Organizers of HM09 hope bigger means better.
SHM’s annual meeting—May 14-17 in Chicago—has been expanded to four days. A task force led by SHM board member and course director Joseph Ming-Wah Li, MD, FHM, recommended the change.
“The sense was, with a one-day pre-course and the annual meeting at two days, we didn’t really have enough time to put in all the content we wanted to put in,” says Dr. Li, an SHM board member and director of the hospital medicine program at Harvard Medical School, and associate chief of the division of general medicine and primary care at Beth Israel Deaconess Medical Center in Boston. “Unlike many other professional society meetings, we have several specialties. We have some physicians taking care of adults and others who take care of children. We also have nurse practitioners and physician assistants. The extra day really allows us to take a ‘big tent’ approach and make sure we have content of interest to a variety of different physicians.”
The longer meeting will allow for additional educational programming as well as two new tracks. The “second chance” track will give meeting participants an opportunity to attend sessions they missed earlier in the week. The research track is designed to give both novice and experienced researchers the chance to hone their skills.
“We’re a very young movement, and research lends credibility to any field,” Dr. Li says. “We wanted the SHM annual meeting to be a venue for HM research. In order to do that, we have to do that in a very public way.”
Also new this year is the American Board of Internal Medicine Maintenance of Certification learning session.
Continuing medical education sessions, typically offered in a block schedule, will be staggered this year. Course lengths will be tailored to specific topics, and the variations should create a better meeting experience by reducing lines in the dining area, exhibit halls, and other areas during breaks, Dr. Li says.
Based on early registration, HM09 will set attendance records this year. More than 2,000 physicians are expected to attend.

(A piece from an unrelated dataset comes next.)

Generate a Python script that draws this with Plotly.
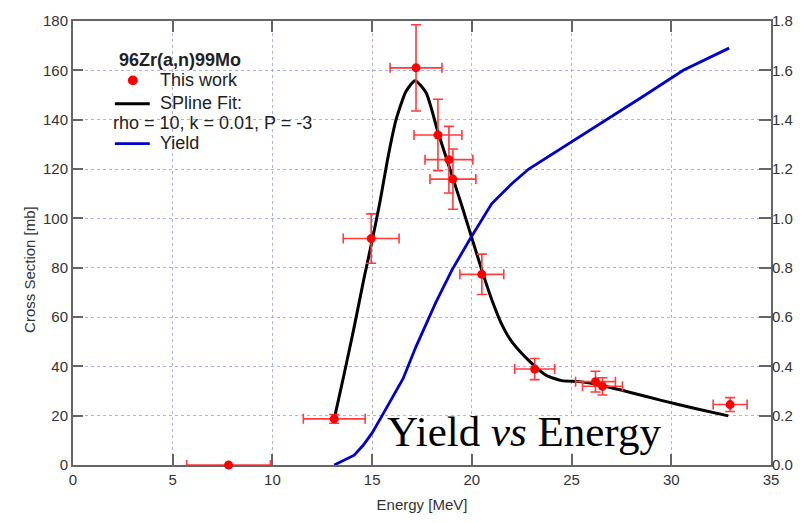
import plotly.graph_objects as go

# ---- data ----
exp_energy = [7.8, 13.1, 14.95, 17.2, 18.3, 18.85, 19.05, 20.5, 23.15, 26.2, 26.55, 32.95]
exp_xs = [0, 18.7, 91.8, 161, 133.8, 123.8, 115.9, 77.3, 38.9, 33.8, 31.9, 24.5]
exp_xerr = [2.1, 1.55, 1.4, 1.3, 1.2, 1.2, 1.15, 1.1, 1.0, 1.0, 1.0, 0.85]
exp_yerr = [0, 1.8, 10, 17.5, 14.5, 13.5, 12.2, 8.2, 4.3, 4.2, 3.5, 2.8]

fit_energy = [13.1, 13.6, 14.1, 14.6, 15.0, 15.4, 15.8, 16.2, 16.7, 17.15, 17.7, 18.3, 18.9,
              19.5, 20.0, 20.5, 21.0, 21.5, 22.0, 22.9, 23.7, 24.5, 25.4, 26.2, 27.9, 29.5,
              31.2, 32.86]
fit_xs = [18.7, 37, 56, 76, 91, 107, 125, 140, 151.5, 155.8, 151, 135, 120,
          105, 92, 79, 67, 57, 50, 42, 36.5, 34.2, 33.8, 32.8, 29.5, 26.2,
          22.9, 19.9]

yield_energy = [13.1, 13.6, 14.1, 14.55, 15.0, 15.5, 16.0, 16.55, 17.2, 17.8, 18.2, 19.0,
                19.9, 21.0, 22.0, 22.85, 24.7, 26.4, 28.5, 30.6, 32.9]
yield_val = [0, 0.02, 0.04, 0.08, 0.13, 0.2, 0.27, 0.35, 0.48, 0.59, 0.66, 0.79,
             0.915, 1.06, 1.14, 1.2, 1.295, 1.38, 1.49, 1.6, 1.69]

x_ticks = [0, 5, 10, 15, 20, 25, 30, 35]
y_ticks = [0, 20, 40, 60, 80, 100, 120, 140, 160, 180]
y2_ticks = [0.0, 0.2, 0.4, 0.6, 0.8, 1.0, 1.2, 1.4, 1.6, 1.8]

W, H = 805, 523
L, R, T, B = 73, 32, 12, 55
pw, ph = W - L - R, H - T - B

def px(xp):  # pixel x -> paper
    return (xp - L) / pw

def py(yp):  # pixel y -> paper
    return (H - B - yp) / ph

fig = go.Figure()

fig.add_trace(go.Scatter(x=fit_energy, y=fit_xs, mode="lines",
                         line=dict(color="black", width=3, shape="spline", smoothing=0.6),
                         name="SPline Fit", showlegend=False))
fig.add_trace(go.Scatter(x=yield_energy, y=yield_val, mode="lines", yaxis="y2",
                         line=dict(color="#0000cc", width=2.8),
                         name="Yield", showlegend=False))
fig.add_trace(go.Scatter(x=exp_energy, y=exp_xs, mode="markers",
                         marker=dict(color="red", size=9),
                         error_x=dict(type="data", array=exp_xerr, color="#ff3b3b",
                                      thickness=1.6, width=5),
                         error_y=dict(type="data", array=exp_yerr, color="#ff3b3b",
                                      thickness=1.6, width=5),
                         cliponaxis=False, name="This work", showlegend=False))

grid = "rgba(140,140,255,0.7)"
axcol = "#666666"
tickfont = dict(family="Liberation Sans, Arial", size=15, color="#333333")

fig.update_layout(
    width=W, height=H,
    margin=dict(l=L, r=R, t=T, b=B),
    paper_bgcolor="white", plot_bgcolor="white",
    showlegend=False,
    xaxis=dict(range=[0, 35], tickvals=x_ticks, ticks="inside", ticklen=11, tickwidth=2,
               tickcolor=axcol, showline=True, linecolor=axcol, linewidth=2,
               mirror="ticks", showgrid=True, gridcolor=grid, griddash="dot", gridwidth=1,
               zeroline=False, tickfont=tickfont, layer="below traces",
               title=dict(text="Energy [MeV]", font=dict(family="Liberation Sans, Arial",
                                                          size=15, color="#333333"),
                          standoff=12)),
    yaxis=dict(range=[0, 180], tickvals=y_ticks, ticks="inside", ticklen=10, tickwidth=2,
               tickcolor=axcol, showline=True, linecolor=axcol, linewidth=2,
               mirror=True, showgrid=True, gridcolor=grid, griddash="dot", gridwidth=1,
               zeroline=False, tickfont=tickfont, layer="below traces"),
    yaxis2=dict(range=[0, 1.8], tickvals=y2_ticks, tickformat=".1f", overlaying="y",
                side="right", ticks="inside", ticklen=12, tickwidth=2, tickcolor=axcol,
                showline=False, showgrid=False, zeroline=False, tickfont=tickfont),
)

# y-axis title
fig.add_annotation(text="Cross Section [mb]", textangle=-90, xref="paper", yref="paper",
                   x=px(19), y=py(267), showarrow=False,
                   font=dict(family="Liberation Sans, Arial", size=15, color="#333333"))

# manual legend (reproduces the original layout)
lfont = dict(family="Liberation Sans, Arial", size=18, color="#222222")
fig.add_annotation(text="<b>96Zr(a,n)99Mo</b>", xref="paper", yref="paper", x=px(117),
                   y=py(52), xanchor="left", yanchor="middle", showarrow=False, font=lfont)
fig.add_annotation(text="This work", xref="paper", yref="paper", x=px(158), y=py(73),
                   xanchor="left", yanchor="middle", showarrow=False, font=lfont)
fig.add_annotation(text="SPline Fit:", xref="paper", yref="paper", x=px(158), y=py(96),
                   xanchor="left", yanchor="middle", showarrow=False, font=lfont)
fig.add_annotation(text="rho = 10, k = 0.01, P = -3", xref="paper", yref="paper",
                   x=px(111), y=py(117), xanchor="left", yanchor="middle",
                   showarrow=False, font=lfont)
fig.add_annotation(text="Yield", xref="paper", yref="paper", x=px(158), y=py(137),
                   xanchor="left", yanchor="middle", showarrow=False, font=lfont)
fig.add_shape(type="circle", xref="paper", yref="paper", x0=px(128), x1=px(138),
              y0=py(78), y1=py(68), fillcolor="red", line=dict(color="red", width=0))
fig.add_shape(type="line", xref="paper", yref="paper", x0=px(115), x1=px(150),
              y0=py(97), y1=py(97), line=dict(color="black", width=3))
fig.add_shape(type="line", xref="paper", yref="paper", x0=px(115), x1=px(150),
              y0=py(138), y1=py(138), line=dict(color="#0000cc", width=2.8))

# white box behind the big label (kept below the 20 gridline like the original)
fig.add_shape(type="rect", xref="paper", yref="paper", x0=px(386), x1=px(664),
              y0=py(456), y1=py(419), fillcolor="white", line=dict(width=0), layer="above")
fig.add_annotation(text="Yield <i>vs</i> Energy", xref="paper", yref="paper",
                   x=px(386), y=py(434), xanchor="left", yanchor="middle",
                   showarrow=False,
                   font=dict(family="Liberation Serif, Times New Roman", size=43,
                             color="black"))

fig.write_html("out.html", config={"displayModeBar": False},
               post_script="document.body.style.margin='0';document.body.style.overflow='hidden';")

Mark Chassin, MD, MPP, MPH, president of the Joint Commission, will deliver the keynote address at 9 a.m. Friday. Dr. Chassin, whose organization accredits and certifies more than 15,000 healthcare organizations and programs, says the time has come for the commission to connect with physicians—specifically hospitalists—in a “better, more effective way.”
“The emergence of hospital medicine as a specialty is probably the most important structural change in medical practice in 20 or 25 years,” Dr. Chassin says. “Since many hospitalists are becoming more engaged in not just practicing medicine one patient at a time, but taking responsibility for oversight of quality programs in their hospitals, we certainly want to hear from them about how we can help them achieve their quality and safety goals.”
Robert Wachter, MD, FHM, professor and chief of the division of hospital medicine at the University of California at San Francisco, a former SHM president, and author of the blog Wachter’s World (www.wachtersworld.com), will speak at noon Sunday. His program is titled “Creating ‘Accountability’ in a ‘No-Blame’ Culture: The Yin and Yang of the Quality and Safety Revolutions.” TH
Mark Leiser is a freelance writer based in New Jersey.